Tory MP Simon Hart, the former head of the Countryside Alliance, has written to the Charity Commission along with a small cross-party group of MPs and peers asking it to investigate.
The commission said that "on face value" there was no reason for it to intervene however, and that it was a matter for the animal protection charity's trustees to scrutinise the spending.
On Monday the Heythrop Hunt - with which Prime Minister David Cameron has ridden in the past - admitted four charges of intentionally hunting a fox with dogs on land in the Cotswolds, in breach of the ban.
Julian Barnsfield, 49 (second left) and and recently retired hunt master Richard Sumner, 68 (left) pleaded guilty to four charges of intentionally hunting a fox with dogs on land in the Cotswolds
District Judge Tim Pattinson imposed a £4,000 fine on the hunt and smaller fines on two individual members and told it to pay £15,000 towards the RSPCA's costs.
But passing sentence, he also said he found "quite staggering" the sum spent by the charity bringing the prosecution.
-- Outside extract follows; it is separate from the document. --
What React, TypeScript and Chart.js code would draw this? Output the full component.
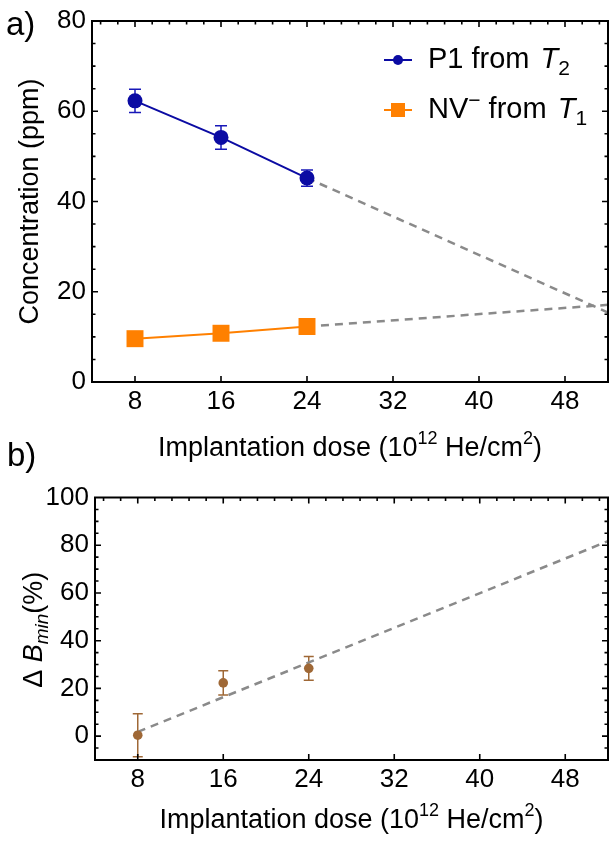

"Members of the public may feel that RSPCA funds can be more usefully employed," he said.
The politicians, including Labour's Kate Hoey, Liberal Democrat Mark Williams and Tory former Cabinet minister Lord Heseltine, raised concerns in a letter to commission chairman William Shawcross, seen by the Daily Telegraph.
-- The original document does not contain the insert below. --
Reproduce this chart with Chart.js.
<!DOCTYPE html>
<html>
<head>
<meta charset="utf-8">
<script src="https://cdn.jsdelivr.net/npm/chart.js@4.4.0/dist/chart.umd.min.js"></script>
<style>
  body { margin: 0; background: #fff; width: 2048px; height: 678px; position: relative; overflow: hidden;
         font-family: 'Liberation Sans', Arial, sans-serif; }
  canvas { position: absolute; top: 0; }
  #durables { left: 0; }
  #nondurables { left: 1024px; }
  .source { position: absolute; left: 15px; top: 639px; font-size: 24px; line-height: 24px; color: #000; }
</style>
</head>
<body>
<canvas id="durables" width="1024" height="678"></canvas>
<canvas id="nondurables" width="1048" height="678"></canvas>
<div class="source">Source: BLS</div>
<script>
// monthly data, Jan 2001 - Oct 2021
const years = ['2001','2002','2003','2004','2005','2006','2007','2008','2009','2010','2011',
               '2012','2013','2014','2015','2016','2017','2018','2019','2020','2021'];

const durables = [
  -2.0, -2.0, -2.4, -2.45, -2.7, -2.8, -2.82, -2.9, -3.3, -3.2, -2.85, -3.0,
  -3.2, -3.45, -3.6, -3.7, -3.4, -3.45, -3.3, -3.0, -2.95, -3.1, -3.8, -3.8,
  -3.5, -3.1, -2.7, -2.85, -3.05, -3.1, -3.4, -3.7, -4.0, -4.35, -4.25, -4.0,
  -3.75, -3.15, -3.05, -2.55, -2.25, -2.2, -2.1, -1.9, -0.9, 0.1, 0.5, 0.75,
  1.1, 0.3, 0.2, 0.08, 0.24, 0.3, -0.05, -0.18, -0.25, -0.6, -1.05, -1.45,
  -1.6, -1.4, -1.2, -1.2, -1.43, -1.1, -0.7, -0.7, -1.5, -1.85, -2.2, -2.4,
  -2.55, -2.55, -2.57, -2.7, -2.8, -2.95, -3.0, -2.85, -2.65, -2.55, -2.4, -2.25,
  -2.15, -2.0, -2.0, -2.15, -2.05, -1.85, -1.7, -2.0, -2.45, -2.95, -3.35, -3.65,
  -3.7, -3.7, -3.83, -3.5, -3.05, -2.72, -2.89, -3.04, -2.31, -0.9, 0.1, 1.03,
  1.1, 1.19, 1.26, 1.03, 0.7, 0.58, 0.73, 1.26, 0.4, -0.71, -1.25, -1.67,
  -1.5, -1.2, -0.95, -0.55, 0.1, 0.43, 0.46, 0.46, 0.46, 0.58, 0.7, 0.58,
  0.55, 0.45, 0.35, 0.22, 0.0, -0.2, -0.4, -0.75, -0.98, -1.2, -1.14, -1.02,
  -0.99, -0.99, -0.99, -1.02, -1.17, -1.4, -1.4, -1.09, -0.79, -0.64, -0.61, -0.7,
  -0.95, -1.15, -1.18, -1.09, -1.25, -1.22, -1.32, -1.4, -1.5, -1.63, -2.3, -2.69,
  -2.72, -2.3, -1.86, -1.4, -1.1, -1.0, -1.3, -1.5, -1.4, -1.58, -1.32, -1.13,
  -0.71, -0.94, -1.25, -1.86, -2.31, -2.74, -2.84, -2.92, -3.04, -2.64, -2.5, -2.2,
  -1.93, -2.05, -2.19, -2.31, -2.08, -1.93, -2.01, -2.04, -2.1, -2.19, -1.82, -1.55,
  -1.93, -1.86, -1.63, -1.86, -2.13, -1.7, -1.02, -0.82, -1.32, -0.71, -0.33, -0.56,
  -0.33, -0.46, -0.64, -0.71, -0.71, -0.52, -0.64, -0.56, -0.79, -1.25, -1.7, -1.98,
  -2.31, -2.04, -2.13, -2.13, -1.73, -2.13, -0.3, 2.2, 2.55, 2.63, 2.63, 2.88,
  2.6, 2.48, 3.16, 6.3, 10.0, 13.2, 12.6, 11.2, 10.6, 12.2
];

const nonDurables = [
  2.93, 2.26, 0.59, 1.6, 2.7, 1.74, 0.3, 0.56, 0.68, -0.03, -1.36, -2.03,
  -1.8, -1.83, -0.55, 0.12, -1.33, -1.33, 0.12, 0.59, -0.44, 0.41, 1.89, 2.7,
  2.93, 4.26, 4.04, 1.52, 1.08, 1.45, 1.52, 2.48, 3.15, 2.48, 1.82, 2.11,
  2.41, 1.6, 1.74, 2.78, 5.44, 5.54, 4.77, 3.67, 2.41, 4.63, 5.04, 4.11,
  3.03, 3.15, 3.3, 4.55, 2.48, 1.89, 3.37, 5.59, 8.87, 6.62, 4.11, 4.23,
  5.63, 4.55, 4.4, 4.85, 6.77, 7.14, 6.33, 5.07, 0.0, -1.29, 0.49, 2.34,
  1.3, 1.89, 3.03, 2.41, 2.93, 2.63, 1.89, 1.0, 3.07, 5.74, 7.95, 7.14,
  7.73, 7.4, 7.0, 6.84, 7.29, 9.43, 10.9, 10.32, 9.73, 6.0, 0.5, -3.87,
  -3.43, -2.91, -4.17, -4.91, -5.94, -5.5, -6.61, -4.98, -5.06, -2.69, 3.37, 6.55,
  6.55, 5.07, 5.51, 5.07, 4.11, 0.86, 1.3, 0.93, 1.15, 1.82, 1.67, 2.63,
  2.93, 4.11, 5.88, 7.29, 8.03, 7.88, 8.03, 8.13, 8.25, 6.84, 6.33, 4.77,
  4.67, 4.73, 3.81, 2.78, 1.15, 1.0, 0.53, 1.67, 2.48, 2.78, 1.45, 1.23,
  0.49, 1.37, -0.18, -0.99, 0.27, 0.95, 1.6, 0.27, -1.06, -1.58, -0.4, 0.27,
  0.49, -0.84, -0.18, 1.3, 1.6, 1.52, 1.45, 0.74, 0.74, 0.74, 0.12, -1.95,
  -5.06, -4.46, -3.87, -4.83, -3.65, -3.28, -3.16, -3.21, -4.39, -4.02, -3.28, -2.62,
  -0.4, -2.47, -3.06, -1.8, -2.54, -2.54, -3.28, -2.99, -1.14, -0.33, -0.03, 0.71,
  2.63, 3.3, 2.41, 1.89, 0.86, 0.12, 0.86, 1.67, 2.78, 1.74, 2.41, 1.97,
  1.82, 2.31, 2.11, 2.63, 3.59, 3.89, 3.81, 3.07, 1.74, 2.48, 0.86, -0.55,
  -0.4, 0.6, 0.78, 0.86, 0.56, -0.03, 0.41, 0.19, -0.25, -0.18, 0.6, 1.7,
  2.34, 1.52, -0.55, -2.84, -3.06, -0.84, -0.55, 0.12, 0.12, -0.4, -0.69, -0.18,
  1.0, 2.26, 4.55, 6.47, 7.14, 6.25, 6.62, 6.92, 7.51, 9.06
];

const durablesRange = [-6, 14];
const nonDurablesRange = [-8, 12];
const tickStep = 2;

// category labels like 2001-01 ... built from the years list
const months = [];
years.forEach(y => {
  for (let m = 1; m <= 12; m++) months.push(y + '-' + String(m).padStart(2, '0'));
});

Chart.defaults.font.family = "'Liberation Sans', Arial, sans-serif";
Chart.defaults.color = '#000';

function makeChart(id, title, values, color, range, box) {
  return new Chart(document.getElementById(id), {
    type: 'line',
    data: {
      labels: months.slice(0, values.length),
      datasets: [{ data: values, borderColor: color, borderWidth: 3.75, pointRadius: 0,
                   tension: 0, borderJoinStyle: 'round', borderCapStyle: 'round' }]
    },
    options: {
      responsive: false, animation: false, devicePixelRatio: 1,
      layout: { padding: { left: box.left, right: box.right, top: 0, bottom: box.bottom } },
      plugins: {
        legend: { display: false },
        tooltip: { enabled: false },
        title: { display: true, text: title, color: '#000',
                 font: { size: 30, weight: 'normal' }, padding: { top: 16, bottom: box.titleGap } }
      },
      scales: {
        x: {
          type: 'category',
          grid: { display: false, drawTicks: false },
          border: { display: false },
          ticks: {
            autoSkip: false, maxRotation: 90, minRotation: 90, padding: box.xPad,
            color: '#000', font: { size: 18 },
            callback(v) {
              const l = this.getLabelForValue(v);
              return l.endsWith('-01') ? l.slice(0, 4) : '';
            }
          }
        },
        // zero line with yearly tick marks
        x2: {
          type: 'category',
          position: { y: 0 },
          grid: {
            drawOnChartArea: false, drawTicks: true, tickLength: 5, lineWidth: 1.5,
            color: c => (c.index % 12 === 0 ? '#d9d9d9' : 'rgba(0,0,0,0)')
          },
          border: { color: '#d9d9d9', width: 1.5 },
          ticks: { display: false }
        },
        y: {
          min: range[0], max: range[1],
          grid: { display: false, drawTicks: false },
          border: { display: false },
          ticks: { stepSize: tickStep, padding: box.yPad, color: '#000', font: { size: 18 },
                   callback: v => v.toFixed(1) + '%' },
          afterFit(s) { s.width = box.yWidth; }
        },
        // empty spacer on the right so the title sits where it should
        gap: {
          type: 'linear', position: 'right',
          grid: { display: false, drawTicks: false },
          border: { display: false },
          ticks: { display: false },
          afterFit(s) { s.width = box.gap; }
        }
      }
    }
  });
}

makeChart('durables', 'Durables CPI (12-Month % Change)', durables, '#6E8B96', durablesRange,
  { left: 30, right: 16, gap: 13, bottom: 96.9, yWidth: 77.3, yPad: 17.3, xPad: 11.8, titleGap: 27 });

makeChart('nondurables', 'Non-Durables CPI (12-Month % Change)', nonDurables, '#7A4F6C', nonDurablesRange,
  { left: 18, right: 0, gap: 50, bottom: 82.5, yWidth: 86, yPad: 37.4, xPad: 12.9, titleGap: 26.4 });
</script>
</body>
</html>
David Cameron has formerly ridden with the Heythrop Hunt
"We believe that this 'staggering' expenditure constitutes a clear breach of the 'duty of prudence' by the trustees of the RSPCA in that it cannot possibly be argued that charitable funds and assets have been used reasonably," they said.
The prosecution could have been brought more cheaply using in-house lawyers, they suggested.
"Instead, hundreds of thousands of pounds donated to the RSPCA by members of the public have been squandered unnecessarily on lawyers' fees."